Some other fun bits from the interview:

  • Coster-Waldau first realized Game of Thrones was going well was someone called him “Kingslayer” in a New York bar.
  • When Coster-Waldau rode away at the end of the breakup scene with Brienne, his horse fell over, and the producers made a big deal out of it. But don’t worry: actor and horse were both fine.
  • So far as favorite scenes go, Coster-Waldau makes special mention of the scene where Qyburn operates on Jaime’s hand and the bit where he and Peter Dinklage danced up the aisle at Tyrion’s trial. He’s also a big fan of the Jaime-Edmure conversation at Riverrun, and the bit where Edmure nominates himself for king and is shot down.
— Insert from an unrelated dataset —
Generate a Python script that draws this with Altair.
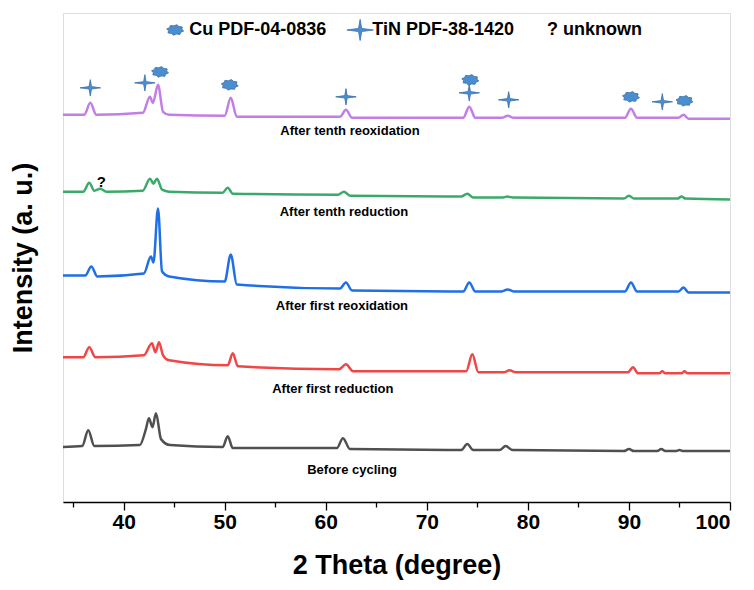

  • Staff writer Bryan Cogman was fighting to master his emotions when reading the stage directions during the season 8 table read when he got to Jaime and Cersei’s deaths.
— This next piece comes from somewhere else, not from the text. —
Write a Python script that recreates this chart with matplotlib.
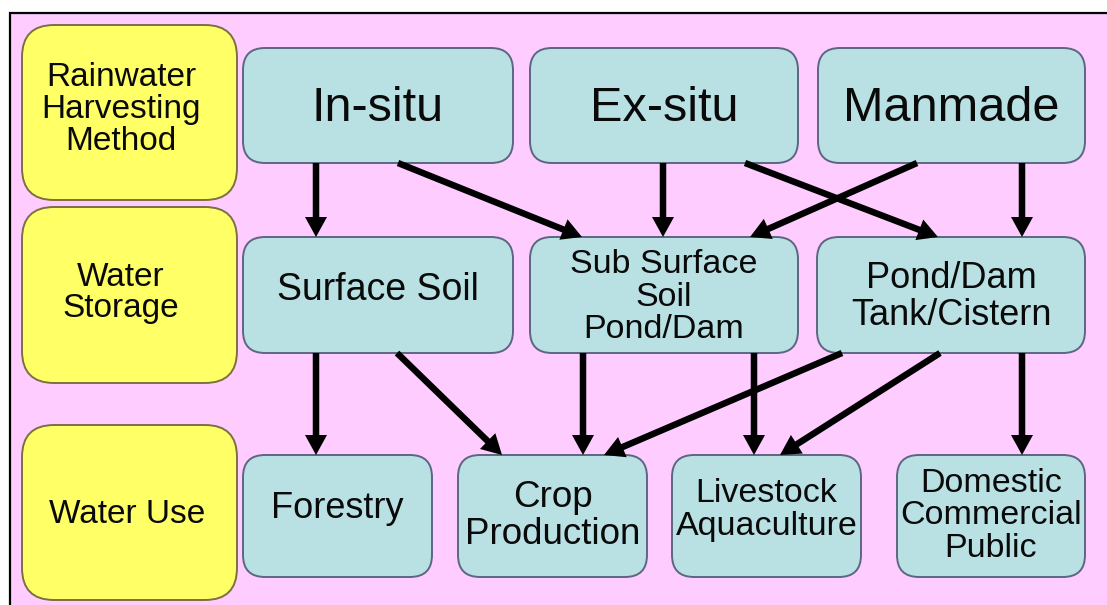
import matplotlib
matplotlib.use('Agg')
import matplotlib.pyplot as plt
from matplotlib.patches import FancyBboxPatch, Rectangle

plt.rcParams['font.family'] = ['Liberation Sans', 'DejaVu Sans']

# data: row titles, node labels, links between rows
row_titles = ['Rainwater\nHarvesting\nMethod', 'Water\nStorage', 'Water Use']
methods = ['In-situ', 'Ex-situ', 'Manmade']
storage = ['Surface Soil', 'Sub Surface\nSoil\nPond/Dam', 'Pond/Dam\nTank/Cistern']
uses = ['Forestry', 'Crop\nProduction', 'Livestock\nAquaculture', 'Domestic\nCommercial\nPublic']
method_to_storage = [(0, 0), (0, 1), (1, 1), (1, 2), (2, 1), (2, 2)]
storage_to_use = [(0, 0), (0, 1), (1, 1), (1, 2), (2, 1), (2, 2), (2, 3)]

# layout (pixel coords, y down)
title_x = (22, 237)
title_y = [(25, 200), (207, 383), (425, 600)]
title_text_x = [121, 121, 127]
title_text_dy = [-3, -2, 2]
method_x = [(243, 513), (530, 798), (818, 1085)]
method_y = (48, 163)
method_text_dy = 3
storage_x = [(243, 513), (530, 798), (817, 1085)]
storage_y = (237, 353)
use_x = [(243, 432), (458, 647), (672, 861), (897, 1085)]
use_y = (455, 577)
storage_text_dy = [-5, 2, 2]
use_text_dy = [-7, 0, -6, 0]
# arrow x at start (bottom of source) and end (top of target)
ms_arrow_x = [(316, 316), (398, 582), (663, 663), (745, 938), (917, 750), (1022, 1022)]
su_arrow_x = [(316, 316), (397, 502), (583, 583), (754, 754), (842, 604), (940, 780), (1022, 1022)]

pink = '#ffccff'
yellow = '#ffff66'
teal = '#b9e1e4'
teal_edge = '#5c6680'
yellow_edge = '#7d6f45'

fig = plt.figure(figsize=(11.07, 6.05), dpi=100)
ax = fig.add_axes([0, 0, 1, 1])
ax.set_xlim(0, 1107)
ax.set_ylim(605, 0)
ax.axis('off')

# pink frame
ax.add_patch(Rectangle((10, 13), 1110, 600, facecolor=pink, edgecolor='black', linewidth=1.6))


def box(x0, x1, y0, y1, label, fc, ec, size, ty=None, tx=None, r=22, ls=1.08):
    ax.add_patch(FancyBboxPatch((x0, y0), x1 - x0, y1 - y0,
                                boxstyle='round,pad=0,rounding_size=%d' % r,
                                facecolor=fc, edgecolor=ec, linewidth=1.4))
    if tx is None:
        tx = (x0 + x1) / 2
    if ty is None:
        ty = (y0 + y1) / 2
    ax.text(tx, ty, label, ha='center', va='center', fontsize=size,
            color='#0a0a0a', linespacing=ls)


for i, t in enumerate(row_titles):
    box(title_x[0], title_x[1], title_y[i][0], title_y[i][1], t, yellow, yellow_edge, 24,
        ty=(title_y[i][0] + title_y[i][1]) / 2 + title_text_dy[i], tx=title_text_x[i], r=32,
        ls=1.04)

for i, t in enumerate(methods):
    box(method_x[i][0], method_x[i][1], method_y[0], method_y[1], t, teal, teal_edge, 35,
        ty=(method_y[0] + method_y[1]) / 2 + method_text_dy)

storage_size = [27, 24.5, 26]
for i, t in enumerate(storage):
    box(storage_x[i][0], storage_x[i][1], storage_y[0], storage_y[1], t, teal, teal_edge,
        storage_size[i], ty=(storage_y[0] + storage_y[1]) / 2 + storage_text_dy[i])

use_size = [26, 26.5, 24.5, 24.5]
for i, t in enumerate(uses):
    box(use_x[i][0], use_x[i][1], use_y[0], use_y[1], t, teal, teal_edge,
        use_size[i], ty=(use_y[0] + use_y[1]) / 2 + use_text_dy[i])


def arrow(x0, y0, x1, y1):
    ax.arrow(x0, y0, x1 - x0, y1 - y0, width=6.5, head_width=22, head_length=20,
             length_includes_head=True, facecolor='black', edgecolor='black', linewidth=0)


for k, (s, d) in enumerate(method_to_storage):
    arrow(ms_arrow_x[k][0], method_y[1], ms_arrow_x[k][1], storage_y[0])

for k, (s, d) in enumerate(storage_to_use):
    arrow(su_arrow_x[k][0], storage_y[1], su_arrow_x[k][1], use_y[0])

fig.savefig('out.png', dpi=100)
  • The only cast member you shouldn’t try to compete with at drinking is Jason Momoa, “cause that’s gonna kill you.”
  • Coster-Waldau would’ve killed to work with Max von Sydow (the Three-Eyed Raven) or Jim Broadbent (Archmaester Ebrose), “those legends.”
  • He found the Euron-Jaime fight scene hard, purely because he knew it was his last scene and he was afraid he was going to start bawling like he’d seen several of his castmates do already. “Sophie Turner was crying a lot last season. She would be like, ‘Oh, this is the last time I’m gonna see that washroom.’…Anything would make her burst into tears.”
  • While the final season was shooting, Conan O’Brien stopped by to record an interview special to be included on the Complete Series Boxset. Coster-Waldau revealed that the crew members serve as the audience.
  • About 26 minutes in, Coster-Waldau takes a call from his wife, who may have gotten locked out of the convention hall. Pretty funny stuff.
  • His Charles Dance impression at 32:50 is great.

And finally, Coster-Waldau weighed in the infamous petition to “remake” the final season of the show. “Yeah, we’ll change it, HBO will fund it, if just those 1.5 million people can agree on what they want.”